10 on the Weekend – Alex Hopkin: “Inexperienced Actors” Compromising Service QualityAugust 7, 2020
Ten On The Weekend is a weekly feature on IMI, the concept of which is simple: Each weekend, we ask the same ten questions to a different industry figure, letting readers get to know the interviewee on a more personal and informal level than they might in an ordinary business setting.
This weekend’s guest is Alexandre Hopkin of Henley & Partners.
How do you spend your weekends?
In Henley & Partners’ Montenegro office, I am lucky to have found myself somewhere very beautiful during these unexpected and unpredictable times. On the weekend, I’m either on the coast (in Budva, Ulcinj, Sveti Stefan, Bar, Tivat, Kotor) or exploring new parts of the rest of the country, like Kolašin or the beautiful lakes in Žabljak.
What are your top three business goals this year?
Similar to my split role, I split my goals. Together with the head of the Montenegro office, Rade Ljumovic, our goal is to continue to grow the business, expanding our service offering, and developing new B2B partnerships. Wearing my other hat, I am involved with the government advisory side of the company, actively aiming to expand the global portfolio of residence and citizenship programs.
What’s your biggest business concern right now?
- I worry that the quality of service delivery to clients is compromised by inexperienced actors.
- I worry about the possibility of disadvantaging ourselves, especially by being too honest. We would rather give the right answer, even if it isn’t what the client wants to hear.
- I worry about the effect of COVID on the global economy and on “mass-affluent” individuals, who, rather than UHWI, have been greatly affected by these uncertainties, and who represent a significant volume of clientele in the industry.
Which book is on your night-stand right now?
I recently finished Happy by Derren Brown (a book I thoroughly recommend), and the next book will be 12 Rules for Life by Jordan Peterson (in Audible version!).
How and when did you first get into the investment migration industry?
I was working for an orchestra in Jersey (both as a violinist, and organising events) when I met Hugh Morshead (who is an excellent bassist!), who introduced me to the industry. I joined Henley & Partners in 2011, starting as an assistant to someone that many know and respect, Mrs Vivienne Neil.
What was your proudest moment as a service provider?
It’s difficult to isolate a single moment. Some of the most stand-out moments are, inevitably, with clients, where delivering citizenship documents truly has the power to transform someone’s life. Otherwise, I was proud to be involved with several government advisory mandates, including in Malta, Antigua, Grenada, and Moldova.
Which investment migration market development has surprised you the most in the last year?
I think probably most surprising has been the response to COVID from virtually all CBI and RBI governments. The quick and nimble reshaping and re-adjusting to meet the changing circumstances of applicants have been tremendous.
If you could go ten years back in time, what business decision would you change?

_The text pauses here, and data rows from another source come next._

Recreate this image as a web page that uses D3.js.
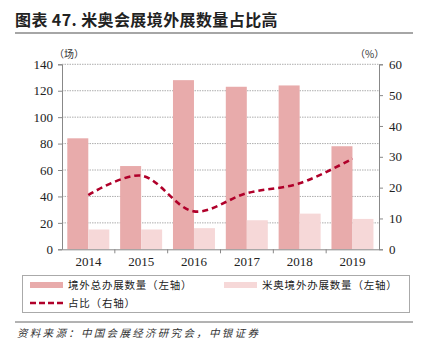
<!DOCTYPE html>
<html>
<head>
<meta charset="utf-8">
<script src="https://cdn.jsdelivr.net/npm/d3@7"></script>
<style>
  body { margin: 0; background: #fff; }
  svg { display: block; }
</style>
</head>
<body>
<svg width="423" height="354"></svg>
<script>
// 米奥会展境外展数量占比
const years = ['2014', '2015', '2016', '2017', '2018', '2019'];
const totalShows = [84, 63, 128, 123, 124, 78];     // 境外总办展数量（左轴）
const miceShows = [15, 15, 16, 22, 27, 23];         // 米奥境外办展数量（左轴）
const sharePct = [17.6, 23.9, 12.3, 18.2, 21.4, 29.4]; // 占比（右轴）
const leftTicks = [0, 20, 40, 60, 80, 100, 120, 140];
const rightTicks = [0, 10, 20, 30, 40, 50, 60];

const svg = d3.select('svg');
const cjk = '"Noto Sans CJK SC", sans-serif';
const num = '"Liberation Serif", "Times New Roman", serif';

// title + rules
svg.append('text')
    .attr('x', 15).attr('y', 26)
    .text('图表 47. 米奥会展境外展数量占比高')
    .attr('font-family', cjk).attr('font-weight', 700).attr('font-size', 16)
    .attr('letter-spacing', 0.4).attr('fill', '#222');
svg.append('line').attr('x1', 15).attr('x2', 413).attr('y1', 33).attr('y2', 33)
    .attr('stroke', '#888').attr('stroke-width', 1.5);

const plotL = 62, plotR = 379, plotT = 64.3, plotB = 249.3;

const x = d3.scaleBand().domain(years).range([plotL, plotR]).paddingInner(0).paddingOuter(0);
const yL = d3.scaleLinear().domain([0, 140]).range([plotB, plotT]);
const yR = d3.scaleLinear().domain([0, 60]).range([plotB, plotT]);

// gridlines
svg.append('g').selectAll('line')
    .data(leftTicks.slice(1))
    .enter().append('line')
    .attr('x1', plotL).attr('x2', plotR)
    .attr('y1', d => yL(d)).attr('y2', d => yL(d))
    .attr('stroke', '#999').attr('stroke-width', 0.8).attr('stroke-dasharray', '1.5,1');

// bars
const bw = 21, gap = 5.3;
const graf = svg.append('g');
graf.selectAll('.total')
    .data(totalShows)
    .enter().append('rect')
    .attr('x', (d, i) => x(years[i]) + gap)
    .attr('y', d => yL(d))
    .attr('width', bw)
    .attr('height', d => yL(0) - yL(d))
    .attr('fill', '#e8abab');
graf.selectAll('.mice')
    .data(miceShows)
    .enter().append('rect')
    .attr('x', (d, i) => x(years[i]) + gap + bw)
    .attr('y', d => yL(d))
    .attr('width', bw)
    .attr('height', d => yL(0) - yL(d))
    .attr('fill', '#f6d8d8');

// share line
const line = d3.line()
    .x((d, i) => x(years[i]) + gap + bw)
    .y(d => yR(d))
    .curve(d3.curveCatmullRom.alpha(0.5));
svg.append('path')
    .attr('d', line(sharePct))
    .attr('fill', 'none')
    .attr('stroke', '#b0002a')
    .attr('stroke-width', 2.6)
    .attr('stroke-dasharray', '6,4');

// axes
const axL = svg.append('g').attr('transform', `translate(${plotL},0)`)
    .call(d3.axisLeft(yL).tickValues(leftTicks).tickSize(4).tickPadding(5));
const axR = svg.append('g').attr('transform', `translate(${plotR},0)`)
    .call(d3.axisRight(yR).tickValues(rightTicks).tickSize(4).tickPadding(6));
const axX = svg.append('g').attr('transform', `translate(0,${plotB})`)
    .call(d3.axisBottom(x).tickSize(0).tickPadding(7));
// category separator ticks
svg.append('g').selectAll('line')
    .data(years.slice(1))
    .enter().append('line')
    .attr('x1', d => x(d)).attr('x2', d => x(d))
    .attr('y1', plotB).attr('y2', plotB + 4)
    .attr('stroke', '#888');

[axL, axR, axX].forEach(a => {
  a.selectAll('path, line').attr('stroke', '#888');
  a.selectAll('text').attr('font-family', num).attr('font-size', 13).attr('fill', '#222');
});

// unit labels
svg.append('text').attr('x', 54).attr('y', 58).text('（场）')
    .attr('font-family', cjk).attr('font-size', 10).attr('fill', '#333');
svg.append('text').attr('x', 355).attr('y', 58).text('（%）')
    .attr('font-family', cjk).attr('font-size', 10).attr('fill', '#333');

// legend
svg.append('rect').attr('x', 22.5).attr('y', 275.5).attr('width', 387).attr('height', 37)
    .attr('fill', 'none').attr('stroke', '#aaa');
const legendFont = g => g.attr('font-family', cjk).attr('font-size', 10.5)
    .attr('letter-spacing', 0.8).attr('fill', '#222');
svg.append('rect').attr('x', 30).attr('y', 282).attr('width', 33).attr('height', 6).attr('fill', '#e8abab');
svg.append('text').attr('x', 68).attr('y', 289).text('境外总办展数量（左轴）').call(legendFont);
svg.append('rect').attr('x', 224).attr('y', 282).attr('width', 33).attr('height', 6).attr('fill', '#f6d8d8');
svg.append('text').attr('x', 262).attr('y', 289).text('米奥境外办展数量（左轴）').call(legendFont);
svg.append('line').attr('x1', 30).attr('x2', 64).attr('y1', 303).attr('y2', 303)
    .attr('stroke', '#b0002a').attr('stroke-width', 2.6).attr('stroke-dasharray', '6,3');
svg.append('text').attr('x', 68).attr('y', 307).text('占比（右轴）').call(legendFont);

// source
svg.append('line').attr('x1', 15).attr('x2', 413).attr('y1', 322).attr('y2', 322)
    .attr('stroke', '#666').attr('stroke-width', 1);
svg.append('text').attr('x', 17).attr('y', 337).text('资料来源：中国会展经济研究会，中银证券')
    .attr('font-family', cjk).attr('font-style', 'italic').attr('font-size', 10.5)
    .attr('letter-spacing', 2.3).attr('fill', '#333');
</script>
</body>
</html>
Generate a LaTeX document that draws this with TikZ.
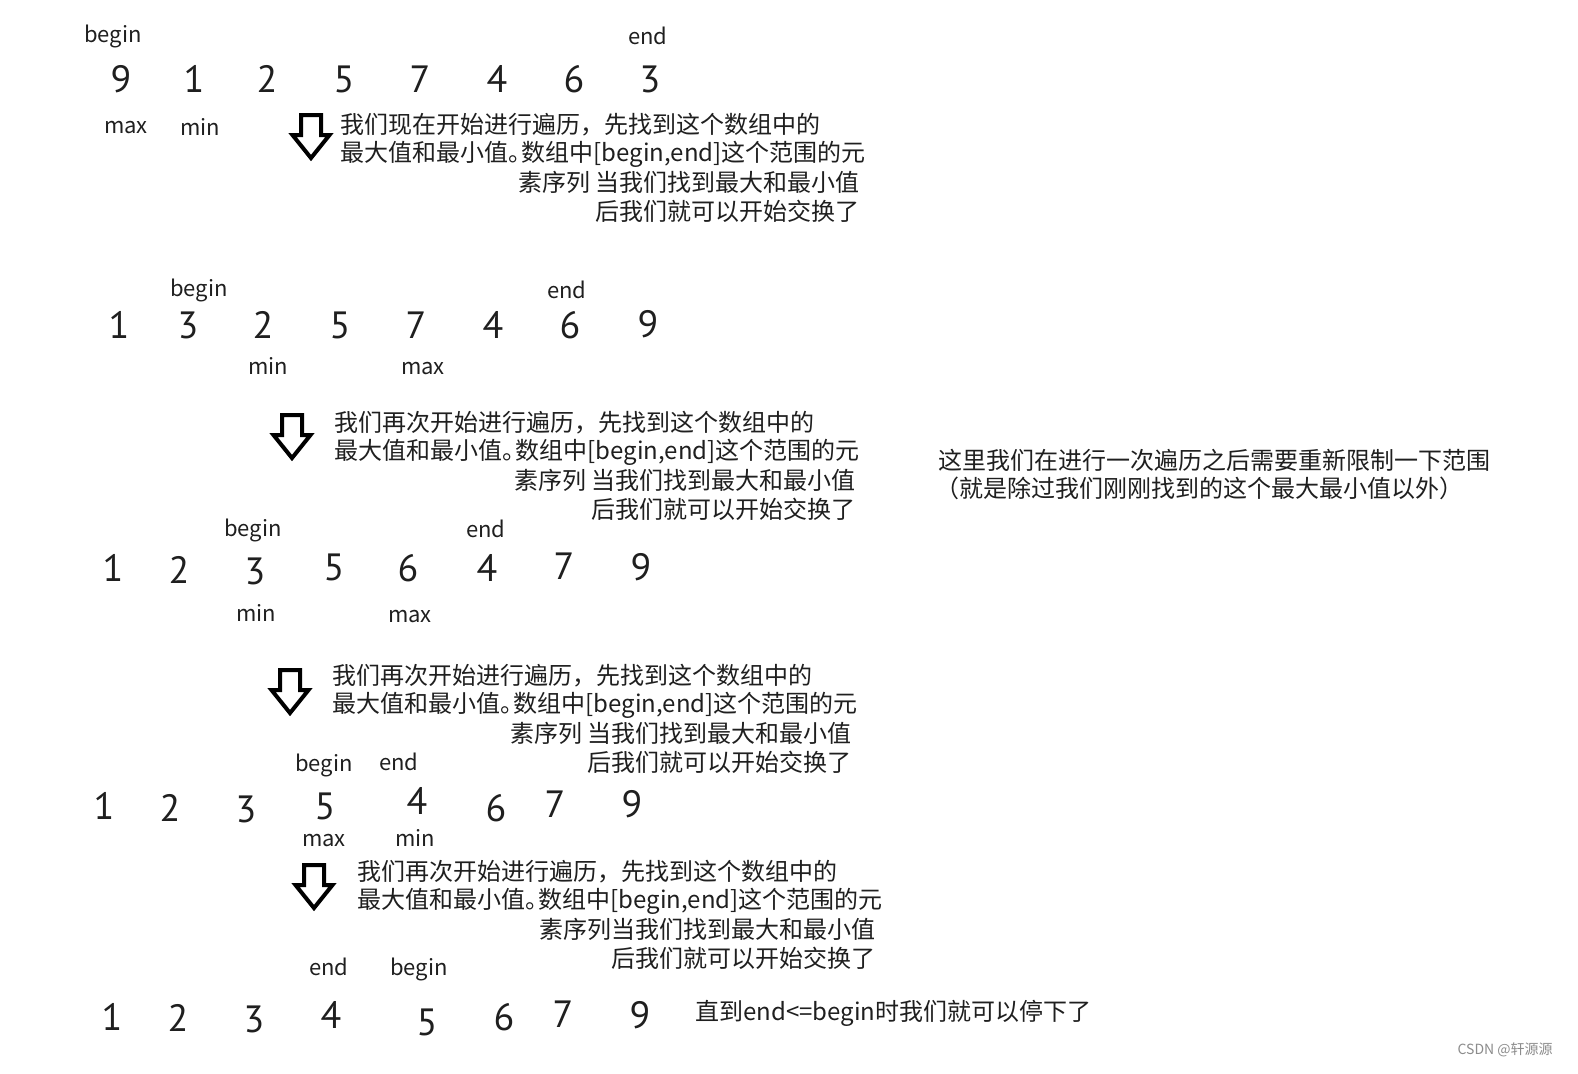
\documentclass[tikz,border=0pt]{standalone}
\usepackage{fontspec}
\setmainfont{Noto Sans CJK SC}
\newfontfamily\numfont{PT Sans}
\usetikzlibrary{positioning}

\begin{document}
\begin{tikzpicture}[x=0.5pt,y=-0.5pt,every node/.style={inner sep=0pt,text=black!88}]
    \tikzstyle{num}=[font=\numfont\fontsize{19}{22}\selectfont]
    \tikzstyle{ptr}=[font=\fontsize{11}{13}\selectfont]
    \tikzstyle{note}=[font=\fontsize{12}{14}\selectfont]
    \tikzstyle{left line}=[note,anchor=west]
    \tikzstyle{right line}=[note,anchor=east]
    \tikzset{downarrow/.pic={
      \draw[line width=2pt,line join=miter,fill=white]
        (-10,0) -- (10,0) -- (10,20) -- (18.5,20) -- (0,43)
        -- (-18.5,20) -- (-10,20) -- cycle;}}
    % Canvas
    \fill[white] (0,0) rectangle (1578,1073);
    \useasboundingbox (0,0) rectangle (1578,1073);
    % Row 1
    \foreach \x/\y/\v [count=\i] in {121/79/9,194/79/1,267/79/2,344/79/5,420/79/7,497/79/4,574/79/6,650/79/3}
      \node[num] (r1n\i) at (\x,\y) {\v};
    \node[ptr] (r1begin) at (113,36)  {begin};
    \node[ptr] (r1end)   at (648,36)  {end};
    \node[ptr] (r1max)   at (126,128) {max};
    \node[ptr] (r1min)   at (200,127) {min};
    \pic (arrow1) at (311,115) {downarrow};
    \node[left line]  (t1a) at (340,125) {我们现在开始进行遍历，先找到这个数组中的};
    \node[left line]  (t1b) at (340,154) {最大值和最小值。\kern-.45em 数组中[begin,end]这个范围的元};
    \node[right line] (t1c) at (860,182) {素序列 当我们找到最大和最小值};
    \node[right line] (t1d) at (860,211) {后我们就可以开始交换了};
    % Row 2
    \foreach \x/\y/\v [count=\i] in {119/325/1,188/325/3,263/325/2,340/325/5,416/325/7,493/325/4,570/325/6,648/324/9}
      \node[num] (r2n\i) at (\x,\y) {\v};
    \node[ptr] (r2begin) at (199,290) {begin};
    \node[ptr] (r2end)   at (567,290) {end};
    \node[ptr] (r2min)   at (268,366) {min};
    \node[ptr] (r2max)   at (423,369) {max};
    \pic (arrow2) at (292,415) {downarrow};
    \node[left line]  (t2a) at (334,423) {我们再次开始进行遍历，先找到这个数组中的};
    \node[left line]  (t2b) at (334,452) {最大值和最小值。\kern-.45em 数组中[begin,end]这个范围的元};
    \node[right line] (t2c) at (856,480) {素序列 当我们找到最大和最小值};
    \node[right line] (t2d) at (856,509) {后我们就可以开始交换了};
    % Side remark
    \node[left line] (rangeA) at (938,460) {这里我们在进行一次遍历之后需要重新限制一下范围};
    \node[left line] (rangeB) at (935,488) {（就是除过我们刚刚找到的这个最大最小值以外）};
    % Row 3
    \foreach \x/\y/\v [count=\i] in {113/568/1,179/570/2,255/571/3,334/567/5,408/568/6,487/568/4,564/566/7,641/567/9}
      \node[num] (r3n\i) at (\x,\y) {\v};
    \node[ptr] (r3begin) at (253,530) {begin};
    \node[ptr] (r3end)   at (486,529) {end};
    \node[ptr] (r3min)   at (256,613) {min};
    \node[ptr] (r3max)   at (410,616) {max};
    \pic (arrow3) at (290,670) {downarrow};
    \node[left line]  (t3a) at (332,676) {我们再次开始进行遍历，先找到这个数组中的};
    \node[left line]  (t3b) at (332,705) {最大值和最小值。\kern-.45em 数组中[begin,end]这个范围的元};
    \node[right line] (t3c) at (852,733) {素序列 当我们找到最大和最小值};
    \node[right line] (t3d) at (852,762) {后我们就可以开始交换了};
    % Row 4
    \foreach \x/\y/\v [count=\i] in {104/806/1,170/808/2,246/809/3,325/806/5,417/801/4,496/808/6,555/804/7,632/804/9}
      \node[num] (r4n\i) at (\x,\y) {\v};
    \node[ptr] (r4begin) at (324,765) {begin};
    \node[ptr] (r4end)   at (399,762) {end};
    \node[ptr] (r4max)   at (324,840) {max};
    \node[ptr] (r4min)   at (415,838) {min};
    \pic (arrow4) at (314,865) {downarrow};
    \node[left line]  (t4a) at (357,872) {我们再次开始进行遍历，先找到这个数组中的};
    \node[left line]  (t4b) at (357,901) {最大值和最小值。\kern-.45em 数组中[begin,end]这个范围的元};
    \node[right line] (t4c) at (876,929) {素序列当我们找到最大和最小值};
    \node[right line] (t4d) at (876,958) {后我们就可以开始交换了};
    % Row 5
    \foreach \x/\y/\v [count=\i] in {112/1017/1,178/1018/2,254/1019/3,331/1015/4,427/1022/5,504/1017/6,563/1014/7,640/1015/9}
      \node[num] (r5n\i) at (\x,\y) {\v};
    \node[ptr] (r5end)   at (329,967) {end};
    \node[ptr] (r5begin) at (419,969) {begin};
    \node[left line] (stopnote) at (695,1013) {直到end<=begin时我们就可以停下了};
    % Watermark
    \node[anchor=east,font=\fontsize{7}{8}\selectfont,text=black!45] (mark) at (1553,1050) {CSDN @轩源源};
\end{tikzpicture}
\end{document}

Save for selling everything I own and buying stocks, shares, and cryptocurrency with the benefits of 10 years of hindsight, I’m fortunate to say that I wouldn’t change a thing.
What investment migration industry personality do you most admire?
Cognisant of accusations of bias, I will nonetheless name two people that immediately come to mind. The first is Chris Kalin’s, whose innovative work pioneered the industry. The second person is Andrea St Bernard, who has a work ethic that would outpace even the most ardent workaholic.
If all goes according to plan, what will you be doing five years from now?
Hopefully still doing something I enjoy, travelling to exciting countries, and working with good people.